Après deux Brad Bird virtuoses et un Lasseter aux accents fordiens, Pixar retrouve Andrew Stanton, talent singulier déjà à l'oeuvre sur Nemo et Monstres et Cie. Aux arcs narratifs sans faille des autres fleurons du studio, les Stanton opposent d'étranges structures spiralées où l'impression de surplace le dispute à l'art de l'abstraction : le gruyère spatio-temporel de Monstres et Cie, l'acosmie de Nemo, le ruban de Moebius de WALL-E... Sous son vernis d'alu brossé, le petit dernier estomaque d'ailleurs par sa capacité hors norme à synthétiser débords graphiques et audaces conceptuelles. Plaisirs des matières, splendeurs du vide et logique circulaire, WALL-E défie la pesanteur à coup d'arabesques.
Si le studio n'a pas son pareil pour enchaîner les classiques sans faux pas, atteignant, au pire, à une perfection artisanale qui laisse pantois (le mineur Ratatouille), c'est bien le degré supérieur que l'on guette, ces objets radicaux capables d'ébranler les hiérarchies. Fluctuant tout du long entre minimalisme et dilatation, WALL-E est de ce cénacle. On y suit le dernier robot sur Terre, un tas de boulons naïf et gaffeur qui, s'amourachant d'une droïde oblongue, s'envole pour les étoiles et sauvera l'humanité. Il faut voir comme d'une première partie quasi muette et statique (sur Terre) l'on passe dans la seconde (dans l'espace) à une double logique de saturation. Saturation des trajectoires qui noie le spectateur dans une symphonie de mouvements ; saturation narrative qui éreinte comme jamais les potentialités d'un mcguffin à la chlorophylle. Même l'intouchable Monstres et Cie ne peut prétendre à un tel emballement cinétique...

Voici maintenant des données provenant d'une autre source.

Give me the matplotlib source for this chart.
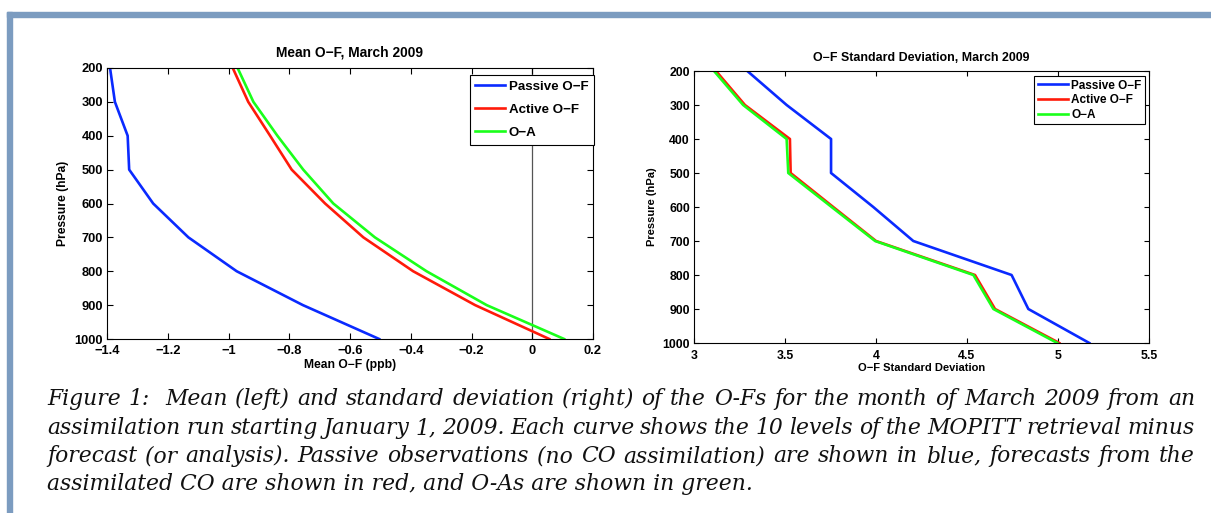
import matplotlib
matplotlib.use('Agg')
import matplotlib.pyplot as plt
from matplotlib.patches import Rectangle
from matplotlib.font_manager import FontProperties

W, H = 1211, 513

# ---------------- data ----------------
pressure = [200, 300, 400, 500, 600, 700, 800, 900, 1000]

mean_passive = [-1.39, -1.374, -1.332, -1.327, -1.248, -1.132, -0.973, -0.755, -0.504]
mean_active = [-0.986, -0.935, -0.863, -0.792, -0.682, -0.556, -0.392, -0.188, 0.056]
mean_oa = [-0.970, -0.918, -0.839, -0.754, -0.655, -0.518, -0.348, -0.150, 0.105]

std_passive = [3.293, 3.509, 3.753, 3.753, 3.985, 4.205, 4.745, 4.837, 5.172]
std_active = [3.121, 3.28, 3.527, 3.531, 3.765, 4.000, 4.544, 4.654, 5.007]
std_oa = [3.110, 3.27, 3.509, 3.518, 3.756, 3.995, 4.535, 4.645, 4.996]

series_labels = ["Passive O\u2212F", "Active O\u2212F", "O\u2212A"]
series_colors = ["#0a2aff", "#ff1a0a", "#1aff1a"]

left_title = "Mean O\u2212F, March 2009"
left_xlabel = "Mean O\u2212F (ppb)"
right_title = "O\u2212F Standard Deviation, March 2009"
right_xlabel = "O\u2212F Standard Deviation"
ylabel = "Pressure (hPa)"

left_xticks = [-1.4, -1.2, -1.0, -0.8, -0.6, -0.4, -0.2, 0.0, 0.2]
left_xticklabels = ["\u22121.4", "\u22121.2", "\u22121", "\u22120.8", "\u22120.6",
                    "\u22120.4", "\u22120.2", "0", "0.2"]
right_xticks = [3, 3.5, 4, 4.5, 5, 5.5]
right_xticklabels = ["3", "3.5", "4", "4.5", "5", "5.5"]
yticks = [200, 300, 400, 500, 600, 700, 800, 900, 1000]

caption_lines = [
    "Figure 1:  Mean (left) and standard deviation (right) of the O-Fs for the month of March 2009 from an",
    "assimilation run starting January 1, 2009. Each curve shows the 10 levels of the MOPITT retrieval minus",
    "forecast (or analysis). Passive observations (no CO assimilation) are shown in blue, forecasts from the",
    "assimilated CO are shown in red, and O-As are shown in green.",
]

# ---------------- figure ----------------
fig = plt.figure(figsize=(W / 100, H / 100), dpi=100)
fig.patch.set_facecolor('white')

def rect(l, t, r, b):
    return [l / W, 1 - b / H, (r - l) / W, (b - t) / H]

border_col = '#7c9cc0'
fig.patches.append(Rectangle((7 / W, 1 - 17 / H), (W - 7) / W, 5 / H,
                             transform=fig.transFigure, color=border_col, zorder=0))
fig.patches.append(Rectangle((7 / W, 0), 5 / W, 1 - 12 / H,
                             transform=fig.transFigure, color=border_col, zorder=0))

sans = 'Liberation Sans'

def style_axes(ax, fs, tick_len, xpad):
    for s in ax.spines.values():
        s.set_linewidth(0.8)
        s.set_color('black')
    ax.tick_params(direction='in', top=True, right=True, length=tick_len, width=0.8,
                   labelsize=fs, pad=3)
    ax.tick_params(axis='x', pad=xpad)
    for lab in ax.get_xticklabels() + ax.get_yticklabels():
        lab.set_fontfamily(sans)
        lab.set_fontweight('bold')

# Left panel
ax1 = fig.add_axes(rect(107, 68, 593, 339))
for vals, lab, col in zip([mean_passive, mean_active, mean_oa], series_labels, series_colors):
    ax1.plot(vals, pressure, color=col, lw=1.9, label=lab)
ax1.axvline(0, color='#555555', lw=0.9, zorder=1)
ax1.set_xlim(-1.4, 0.2)
ax1.set_ylim(1000, 200)
ax1.set_xticks(left_xticks)
ax1.set_xticklabels(left_xticklabels)
ax1.set_yticks(yticks)
style_axes(ax1, 9.3, 4, 4)
ax1.set_title(left_title, fontsize=9.9, fontweight='bold', family=sans, pad=8)
ax1.set_xlabel(left_xlabel, fontsize=8.7, fontweight='bold', family=sans, labelpad=1.5)
ax1.set_ylabel(ylabel, fontsize=8.7, fontweight='bold', family=sans, labelpad=4)
leg1 = ax1.legend(loc='upper right', bbox_to_anchor=(594 / W, 1 - 75 / H),
                  bbox_transform=fig.transFigure, fancybox=False, framealpha=1,
                  edgecolor='black', borderaxespad=0, borderpad=0.42,
                  handlelength=2.25, handletextpad=0.25, labelspacing=0.8,
                  prop=FontProperties(family=sans, weight='bold', size=9.6))
leg1.get_frame().set_linewidth(0.8)

# Right panel
ax2 = fig.add_axes(rect(694, 71, 1149, 343))
for vals, lab, col in zip([std_passive, std_active, std_oa], series_labels, series_colors):
    ax2.plot(vals, pressure, color=col, lw=1.9, label=lab)
ax2.set_xlim(3, 5.5)
ax2.set_ylim(1000, 200)
ax2.set_xticks(right_xticks)
ax2.set_xticklabels(right_xticklabels)
ax2.set_yticks(yticks)
style_axes(ax2, 8.8, 3.5, 5)
ax2.set_title(right_title, fontsize=8.9, fontweight='bold', family=sans, pad=7)
ax2.set_xlabel(right_xlabel, fontsize=8.0, fontweight='bold', family=sans, labelpad=1)
ax2.set_ylabel(ylabel, fontsize=8.0, fontweight='bold', family=sans, labelpad=4)
leg2 = ax2.legend(loc='upper right', bbox_to_anchor=(1145 / W, 1 - 76 / H),
                  bbox_transform=fig.transFigure, fancybox=False, framealpha=1,
                  edgecolor='black', borderaxespad=0, borderpad=0.3,
                  handlelength=2.6, handletextpad=0.25, labelspacing=0.22,
                  prop=FontProperties(family=sans, weight='bold', size=8.5))
leg2.get_frame().set_linewidth(0.8)

# ---------------- caption (justified) ----------------
renderer = fig.canvas.get_renderer()
cap_font = dict(family='DejaVu Serif', style='italic')
x_left, x_right = 47, 1195
last_end = 733

def text_width(s, size):
    t = fig.text(0, 0, s, fontsize=size, **cap_font)
    w = t.get_window_extent(renderer).width
    t.remove()
    return w

ref_w = text_width(caption_lines[-1], 20)
cap_size = 1.025 * 20 * (last_end - x_left) / ref_w
baselines = [405, 434, 462, 490]

for i, (line, yb) in enumerate(zip(caption_lines, baselines)):
    yfig = 1 - yb / H
    if i == len(caption_lines) - 1:
        fig.text(x_left / W, yfig, line, fontsize=cap_size, va='baseline',
                 color='#111111', **cap_font)
        continue
    words = line.split(' ')
    widths = [text_width(w, cap_size) if w else 0 for w in words]
    gap = (x_right - x_left - sum(widths)) / (len(words) - 1)
    x = x_left
    for w, wd in zip(words, widths):
        if w:
            fig.text(x / W, yfig, w, fontsize=cap_size, va='baseline',
                     color='#111111', **cap_font)
        x += wd + gap

fig.savefig('out.png', dpi=100)
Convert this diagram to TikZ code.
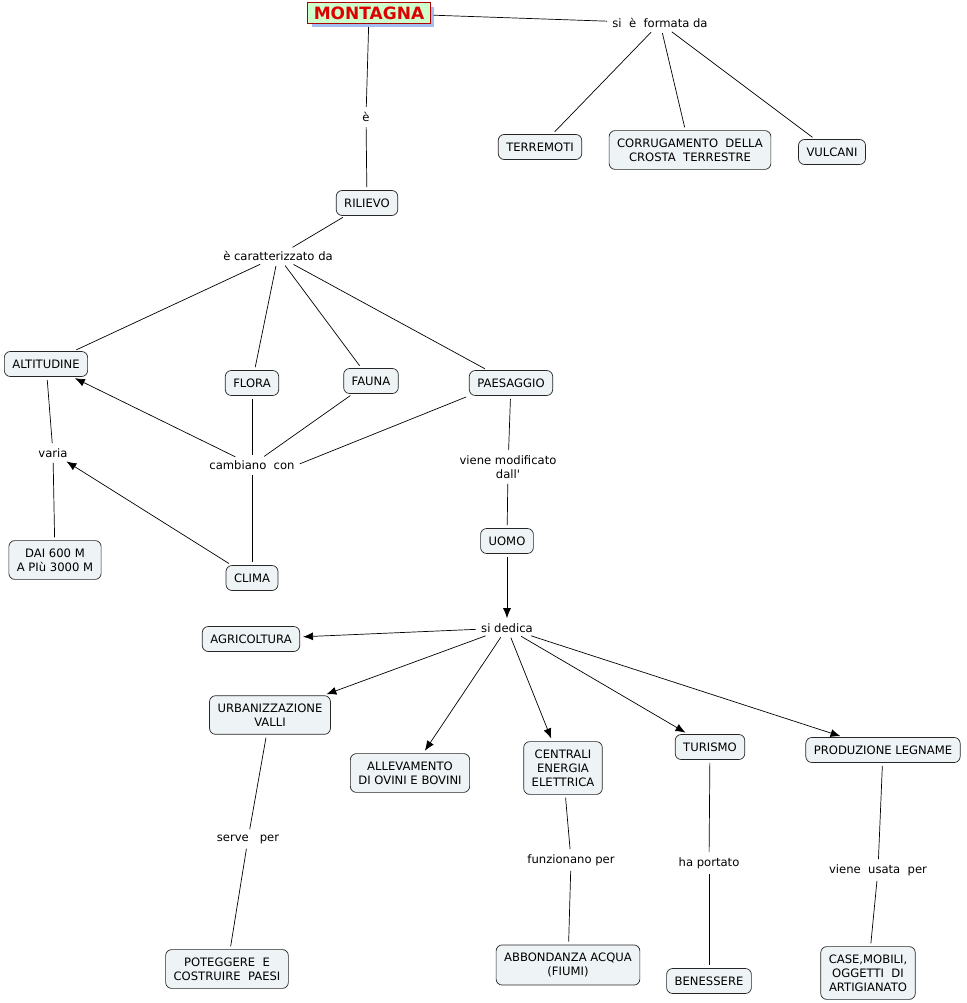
\documentclass[tikz,border=0pt]{standalone}
\usepackage{fontspec}
\setmainfont{DejaVu Sans}
\usepackage{xcolor}
\usetikzlibrary{arrows.meta,shadows}

\definecolor{boxfill}{RGB}{238,243,245}
\definecolor{titlefill}{RGB}{204,255,204}
\definecolor{titlered}{RGB}{220,0,0}
\definecolor{shadowblue}{RGB}{160,190,240}

\begin{document}
\begin{tikzpicture}[x=1pt, y=-1pt,
    box/.style={draw=black!85, line width=0.7pt, fill=boxfill, rounded corners=6pt,
        inner xsep=8pt, inner ysep=8pt, minimum height=25pt, align=center,
        font=\fontsize{11.6}{14}\selectfont},
    link/.style={inner sep=2pt, align=center, font=\fontsize{11.6}{14}\selectfont},
    title/.style={draw=titlered!80!black, line width=0.8pt, fill=titlefill, inner xsep=6pt, inner ysep=4pt,
        text=titlered, font=\fontsize{17}{20}\bfseries\selectfont,
        drop shadow={shadow xshift=4pt, shadow yshift=-4pt, fill=shadowblue, opacity=1}},
    every path/.style={line width=0.7pt, shorten <=3pt, shorten >=3pt},
    arr/.style={-{Latex[length=10pt, width=8pt]}}]
    \useasboundingbox (0,0) rectangle (966,1003);

    \node[title] (MON) at (369,13) {MONTAGNA};
    \node[link] (FOR) at (660,23) {si\ \ è\ \ formata da};
    \node[link] (E) at (366,117) {è};
    \node[box] (RIL) at (367,203) {RILIEVO};
    \node[box] (TER) at (540,147) {TERREMOTI};
    \node[box] (COR) at (690,150) {CORRUGAMENTO\ \ DELLA\\CROSTA\ \ TERRESTRE};
    \node[box] (VUL) at (832,152) {VULCANI};

    \node[link] (CAR) at (278,256) {è caratterizzato da};
    \node[box] (ALT) at (46,364) {ALTITUDINE};
    \node[box] (FLO) at (252,383) {FLORA};
    \node[box] (FAU) at (371,381) {FAUNA};
    \node[box] (PAE) at (511,383) {PAESAGGIO};
    \node[link] (VAR) at (53,453) {varia};
    \node[link] (CAM) at (252,465) {cambiano\ \ con};
    \node[link] (MOD) at (508,467) {viene modificato\\dall\textquotesingle};
    \node[box] (DAI) at (55,560) {DAI 600 M\\A PIù 3000 M};
    \node[box] (CLI) at (252,578) {CLIMA};
    \node[box] (UOM) at (507,541) {UOMO};

    \node[link] (DED) at (507,628) {si dedica};
    \node[box] (AGR) at (251,639) {AGRICOLTURA};
    \node[box] (URB) at (270,715) {URBANIZZAZIONE\\VALLI};
    \node[box] (ALL) at (410,773) {ALLEVAMENTO\\DI OVINI E BOVINI};
    \node[box] (CEN) at (563,768) {CENTRALI\\ENERGIA\\ELETTRICA};
    \node[box] (TUR) at (710,747) {TURISMO};
    \node[box] (PRO) at (883,750) {PRODUZIONE LEGNAME};

    \node[link] (SER) at (248,839) {serve\ \ \ per};
    \node[link] (FUN) at (571,860) {funzionano per};
    \node[link] (POR) at (709,863) {ha portato};
    \node[link] (USA) at (878,870) {viene\ \ usata\ \ per};
    \node[box] (POT) at (227,969) {POTEGGERE\ \ E\\COSTRUIRE\ \ PAESI};
    \node[box] (ABB) at (568,965) {ABBONDANZA ACQUA\\(FIUMI)};
    \node[box] (BEN) at (709,981) {BENESSERE};
    \node[box] (CAS) at (868,973) {CASE,MOBILI,\\OGGETTI\ \ DI\\ARTIGIANATO};

    \draw (MON) -- (FOR);
    \draw (FOR) -- (TER);
    \draw (FOR) -- (COR);
    \draw (FOR) -- (VUL);
    \draw (MON) -- (E);
    \draw (E) -- (RIL);
    \draw (RIL) -- (CAR);
    \draw (CAR) -- (ALT);
    \draw (CAR) -- (FLO);
    \draw (CAR) -- (FAU);
    \draw (CAR) -- (PAE);
    \draw (ALT) -- (VAR);
    \draw (VAR) -- (DAI);
    \draw (FLO) -- (CAM);
    \draw (FAU) -- (CAM);
    \draw (PAE.south west) -- (CAM.east);
    \draw (CAM) -- (CLI);
    \draw[arr] (CAM) -- (ALT);
    \draw[arr] (CLI) -- (VAR);
    \draw (PAE) -- (MOD);
    \draw (MOD) -- (UOM);
    \draw[arr] (UOM) -- (DED);
    \draw[arr] (DED) -- (AGR);
    \draw[arr] (DED) -- (URB);
    \draw[arr] (DED) -- (ALL);
    \draw[arr] (DED) -- (CEN);
    \draw[arr] (DED) -- (TUR);
    \draw[arr] (DED) -- (PRO);
    \draw (URB) -- (SER);
    \draw (SER) -- (POT);
    \draw (CEN) -- (FUN);
    \draw (FUN) -- (ABB);
    \draw (TUR) -- (POR);
    \draw (POR) -- (BEN);
    \draw (PRO) -- (USA);
    \draw (USA) -- (CAS);
\end{tikzpicture}
\end{document}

C'est que WALL-E obéit, on le disait plus haut, à une logique circulaire qui va en s'accélérant. Soumis à leurs algorithmes, les robots sont incapables de décisions et d'actes autonomes ; par ricochets, le film non plus. Bloquée en mode repeat dans le vaisseau, l'intrigue bégaie, certaines scènes et gags se répètent, comme si tout était programmé pour suivre des vecteurs pré-établis. Tout l'enjeu de WALL-E consistera dès lors à sortir les objets de leurs rails, à extraire le film du ruban, à s'échapper de la boucle pour mieux prendre la tangente. Buster Keaton, M. Hulot et Peter Sellers n'auraient pas renié l'invité maladroit et muet qui va transformer ce bel ordonnancement en anarchie généralisée. Véritable bug dans la matrice, Wall-E va s'infiltrer en un lieu codifié puis saper ses fondements en refusant de s'y conformer. Ordre, mouvements et chaos : jamais dans l'histoire de l'animation le rapport du corps à l'espace n'a paru si crucial.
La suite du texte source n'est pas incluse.